I typically bake two or three times a week, sometimes more, sometimes less, depending on how many posts I have ready and if I feel inspired to head to the kitchen. Regardless, this means a lot of baked goods are in my house. Not to mention, I sometimes like to pick something up at a local bakery or order a treat I’ve had my eye on through the mail. One girl, who watches what she eats constantly to remain fit, cannot eat all these treats alone, nor with the help of her parents. So what do I do?
I share. Sometimes it’s hard to part with things I love, sometimes I can’t, but more on that another day. I started sharing my baked goods out of pure necessity. I couldn’t eat them all and could not bear to throw them away as they sat day after day in the pantry. I wasn’t sure what people would think. Would they want to eat the things I baked? Would they like them? Yes and yes.
Most of the leftovers go to what we affectionately refer to as the Sample Club. It is a group of people at Dad’s work, and in some cases their families, that get to try many of the things I make. They are then kind enough to leave comments right here on my blog with their thoughts. I appreciate the time they take to visit my blog and share their thoughts with me. All of their comments are taken to heart, good or bad, sometimes giving me new ideas. What means even more is when they take extra time to give me some encouragement or leave a comment on something they didn’t sample. I’ve only met one of them, but feel like we’re all friends. It still amazes me the ways in which food connects people.
Then there are my neighbors. Some things can’t make it the hour long drive to Dad’s work for the sample club. When items need to be served hot or cold, they simply won’t survive the trek. Even though for the most part, we didn’t know our neighbors all that well, we began sharing with them, Dad running them over after a quick phone call to make sure they were home and interested. They also leave many comments. As with the Sample Club, I love to hear their thoughts on my treats, but their inspiring words of encouragement mean even more. On the days when I want to give up, they say the sweetest things that keep me going.
Finally are the people that I don’t see as often and don’t share with as much. They don’t always leave comments, but their gratitude and encouragement is more than enough. Everyone at the dermatologists’ office looks forward to my visits, knowing they’ll get something sweet. Mom and I drop things off for the fish guys at Papa Joe’s, my favorite market, before picking up produce, and heading back around to buy fish. They are always waiting with a review, the treats already gone. My friends at Neiman Marcus love when they see my bag full of goodies. One guy said my Biscoff Fudge is the best he’s ever had. I still think of that when things are looking down.

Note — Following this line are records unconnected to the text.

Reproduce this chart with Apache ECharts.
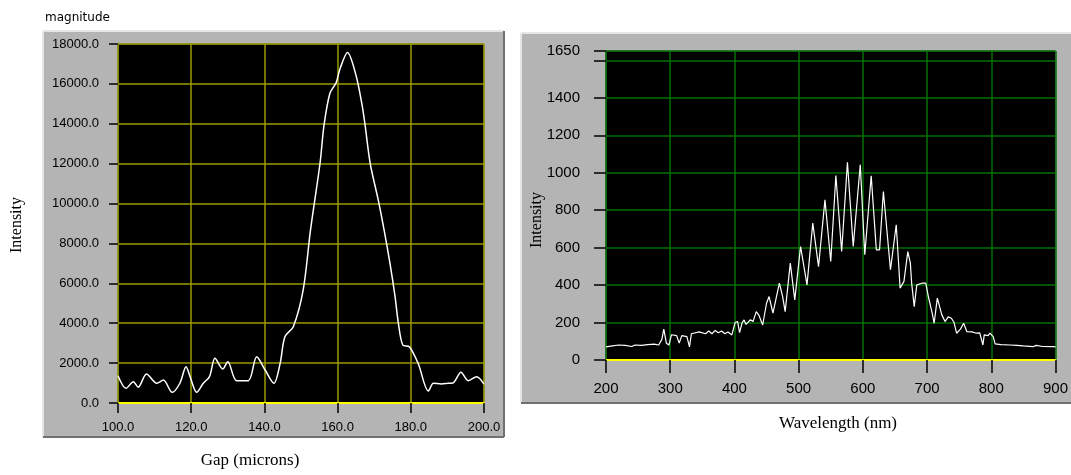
<!DOCTYPE html>
<html><head><meta charset="utf-8">
<script src="https://cdn.jsdelivr.net/npm/echarts@6/dist/echarts.min.js"></script>
<style>html,body{margin:0;padding:0;background:#fff}#c{width:1071px;height:475px}</style>
</head><body><div id="c"></div>
<script>
// Left chart: Gap (microns) vs Intensity
const gapX = [100,102.2,104.2,105.5,107.8,110.6,112.4,114.8,116.9,118.6,119.7,121.5,123.3,125,126.5,128.6,130,132.4,135.6,137.9,140.2,142.6,144.3,145.6,147.9,150.6,152.6,155.2,156.3,157.9,159.6,160.7,162.7,165,166.6,167.5,168.9,171.1,172.7,174.3,175.7,176.6,177.8,179.6,182,184.8,186.2,188.4,190.2,191.5,193.7,195.7,198,200];
const gapY = [1370,740,1070,790,1455,990,1150,535,990,1820,1320,535,990,1320,2240,1705,2070,1120,1120,2320,1655,990,1990,3325,3825,5670,8680,12020,13940,15530,16060,16780,17570,16450,15030,13940,12020,10180,8680,7010,5330,4000,2910,2825,1990,600,990,950,990,1000,1540,1120,1320,950];

// Right chart: Wavelength (nm) vs Intensity
const wl = [200,203,210,220,230,240,245,255,265,275,282,287,290,294,298,302,310,314,318,326,330,333,345,355,360,365,370,375,380,385,390,396,399,401,405,408,412,415,418,421,425,429,434,438,444,450,454,460,465,470,475,479,487,494,503,513,522,531,541,550,558,567,576,585,596,603,613,621,626,632,643,652,658,664,670,674,676,680,684,692,698,702,708,711,716,723,728,733,738,742,746,752,757,762,770,777,782,787,789,795,798,803,806,815,829,840,850,865,870,880,897,900];
const wlI = [70,78,75,80,78,72,80,78,82,85,80,110,165,90,80,135,130,90,130,125,70,140,150,140,155,140,158,145,155,140,150,134,140,200,205,146,200,214,190,196,215,205,258,240,187,303,339,250,330,410,340,258,517,321,606,401,731,499,856,526,985,579,1056,606,1043,562,984,588,588,900,482,722,384,420,579,517,410,285,401,410,410,339,250,196,330,241,205,230,223,200,143,165,196,151,150,143,145,80,134,130,143,125,86,82,80,78,75,71,78,72,71,70];

const leftYTicks = {min:0, max:18000, step:2000};
const leftXTicks = {min:100, max:200, step:20};
const rightYTicks = {min:0, max:1650, step:200};
const rightXTicks = {min:200, max:900, step:100};

const chart = echarts.init(document.getElementById('c'), null, {renderer:'canvas'});
const sans = 'Liberation Sans, Arial, sans-serif';
const serif = 'Liberation Serif, Times New Roman, serif';

function panel(x, y, w, h) {
  return [
    {type:'rect', z:-10, shape:{x:x, y:y, width:w, height:h}, style:{fill:'#b4b4b4'}},
    {type:'line', z:-9, shape:{x1:x, y1:y, x2:x+w, y2:y}, style:{stroke:'#e6e6e6', lineWidth:2}},
    {type:'line', z:-9, shape:{x1:x, y1:y, x2:x, y2:y+h}, style:{stroke:'#e6e6e6', lineWidth:2}},
    {type:'line', z:-9, shape:{x1:x, y1:y+h, x2:x+w, y2:y+h}, style:{stroke:'#707070', lineWidth:2}},
    {type:'line', z:-9, shape:{x1:x+w, y1:y, x2:x+w, y2:y+h}, style:{stroke:'#707070', lineWidth:2}}
  ];
}
const oliveGrid = {show:true, lineStyle:{color:'#9a9a00', width:1.5, opacity:1, type:'solid'}};
const greenGrid = {show:true, lineStyle:{color:'#007000', width:1.5, opacity:1, type:'solid'}};

const option = {
  animation:false,
  backgroundColor:'#ffffff',
  graphic: [].concat(
    panel(43, 31, 461, 406),
    panel(521, 33, 560, 370),
    [
      {type:'text', left:45, top:12, style:{text:'magnitude', font:'12px "DejaVu Sans", sans-serif', fill:'#000'}},
      {type:'text', x:17, y:225, rotation:Math.PI/2, style:{text:'Intensity', font:'16px '+serif, fill:'#000', align:'center', verticalAlign:'middle'}},
      {type:'text', x:250, y:461, style:{text:'Gap (microns)', font:'17px '+serif, fill:'#000', align:'center', verticalAlign:'middle'}},
      {type:'text', x:537, y:220, rotation:Math.PI/2, z:10, style:{text:'Intensity', font:'16px '+serif, fill:'#000', align:'center', verticalAlign:'middle'}},
      {type:'text', x:838, y:424, style:{text:'Wavelength (nm)', font:'17px '+serif, fill:'#000', align:'center', verticalAlign:'middle'}}
    ]
  ),
  grid: [
    {left:118, top:44, width:366, height:359, show:true, backgroundColor:'#000', borderColor:'#6a6a6a', borderWidth:1},
    {left:606, top:51, width:451, height:309, show:true, backgroundColor:'#000', borderColor:'#6a6a6a', borderWidth:1}
  ],
  xAxis: [
    {gridIndex:0, type:'value', min:leftXTicks.min, max:leftXTicks.max, interval:leftXTicks.step,
     axisLine:{show:true, onZero:false, lineStyle:{color:'#ffff00', width:2}},
     axisTick:{show:true, length:10, lineStyle:{color:'#000', width:1.5}},
     axisLabel:{color:'#000', fontFamily:sans, fontSize:13, margin:18, formatter:v=>v.toFixed(1)},
     splitLine:oliveGrid},
    {gridIndex:1, type:'value', min:rightXTicks.min, max:rightXTicks.max, interval:rightXTicks.step,
     axisLine:{show:true, onZero:false, lineStyle:{color:'#ffff00', width:2}},
     axisTick:{show:true, length:13, lineStyle:{color:'#000', width:1.5}},
     axisLabel:{color:'#000', fontFamily:sans, fontSize:15, margin:21, formatter:v=>String(v)},
     splitLine:greenGrid}
  ],
  yAxis: [
    {gridIndex:0, type:'value', min:leftYTicks.min, max:leftYTicks.max, interval:leftYTicks.step,
     axisLine:{show:false},
     axisTick:{show:true, length:9, lineStyle:{color:'#000', width:1.5}},
     axisLabel:{color:'#000', fontFamily:sans, fontSize:13, margin:19, formatter:v=>v.toFixed(1)},
     splitLine:oliveGrid},
    {gridIndex:1, type:'value', min:rightYTicks.min, max:rightYTicks.max, interval:rightYTicks.step,
     axisLine:{show:false},
     axisTick:{show:true, length:12, lineStyle:{color:'#000', width:1.5}},
     axisLabel:{color:'#000', fontFamily:sans, fontSize:15, margin:26, showMaxLabel:true, formatter:v=>(v===1600?'':String(v))},
     splitLine:greenGrid}
  ],
  series: [
    {type:'line', xAxisIndex:0, yAxisIndex:0, data:gapX.map((x,i)=>[x,gapY[i]]), showSymbol:false, smooth:0.3,
     lineStyle:{color:'#ffffff', width:1.5}},
    {type:'line', xAxisIndex:1, yAxisIndex:1, data:wl.map((x,i)=>[x,wlI[i]]), showSymbol:false,
     lineStyle:{color:'#ffffff', width:1.2}}
  ]
};
chart.setOption(option);
</script></body></html>
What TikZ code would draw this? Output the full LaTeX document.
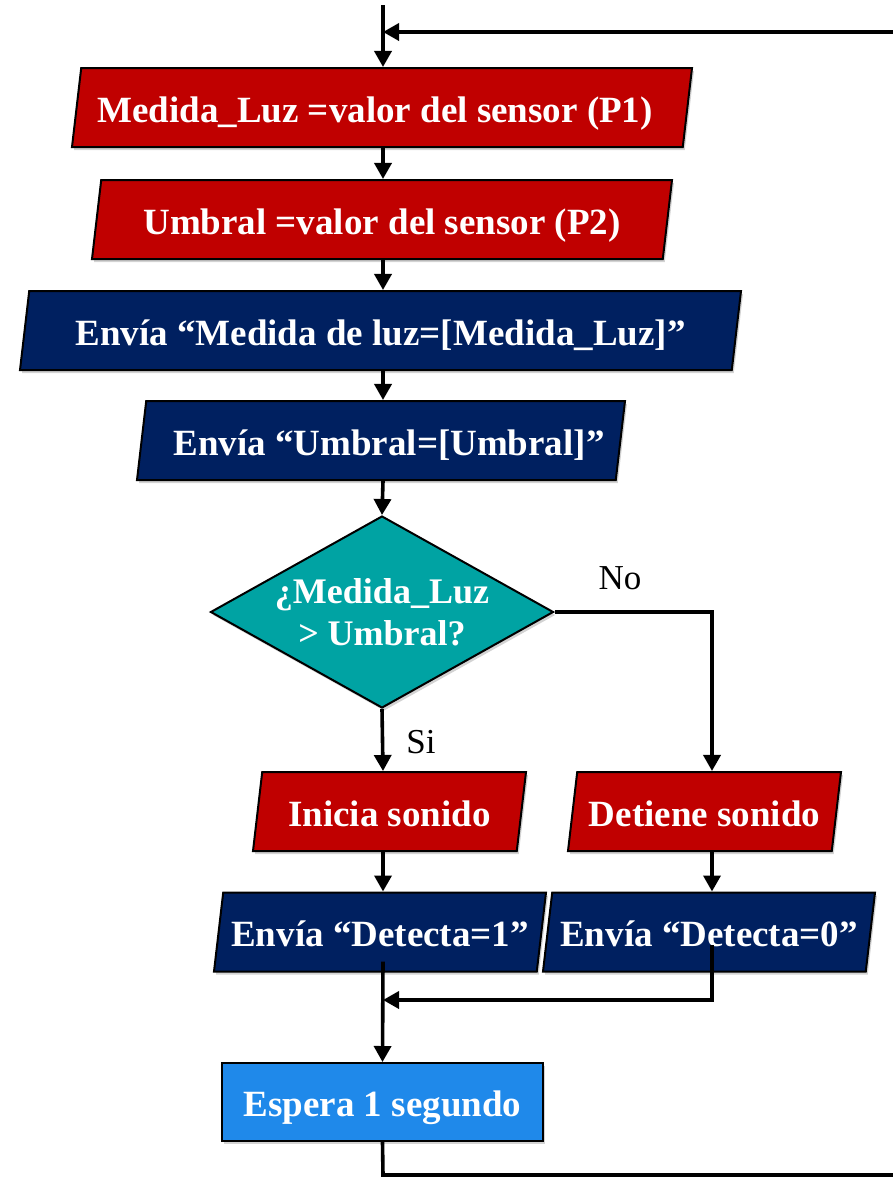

Some of these Flourless Peanut Butter Cookies went to the Sample Club. A small recipe, there wasn’t a lot to share, but sometimes it’s great to have a small recipe without many leftovers. They are super easy to put together and are gluten free. Only five ingredients, they stay thick when baked. Pure peanut butter flavor is bountiful without other ingredients to take away from it. The cookies are harder and a little more crumbly than I typically like, but given the easy of making them and the great flavor, they are a crowd pleaser and will for sure make another appearance in my kitchen. I’m sure the people I share my treats with hope so.
- 1 cup peanut butter (I used homemade)
- 1 cup granulated sugar
- 1 large egg, lightly beaten
- 1 teaspoon pure vanilla extract
- Maldon Sea Salt for sprinkling
- Preheat oven to 350 degrees F. Line a baking sheet with parchment.
- In a medium bowl, mix together peanut butter, sugar, egg, and vanilla. Mix until fully combined. Using a small ice cream scoop, scoop dough onto prepared baking sheet. They will not spread during baking so do not need to be spaced too far apart.
- Using a fork, press down lightly into each cookie to make crosshatch patterns, but do not flatten the cookie too much. Sprinkle with sea salt. Bake until slightly golden brown, cracked, and still soft to the touch, 10-12 minutes. Do not overbake. Cool completely on pan. May be stored at room temperature for up to 5 days, or frozen, wrapped in parchment and foil and placed in a zipper bag for up to 3 months. Thaw at room temperature for about an hour.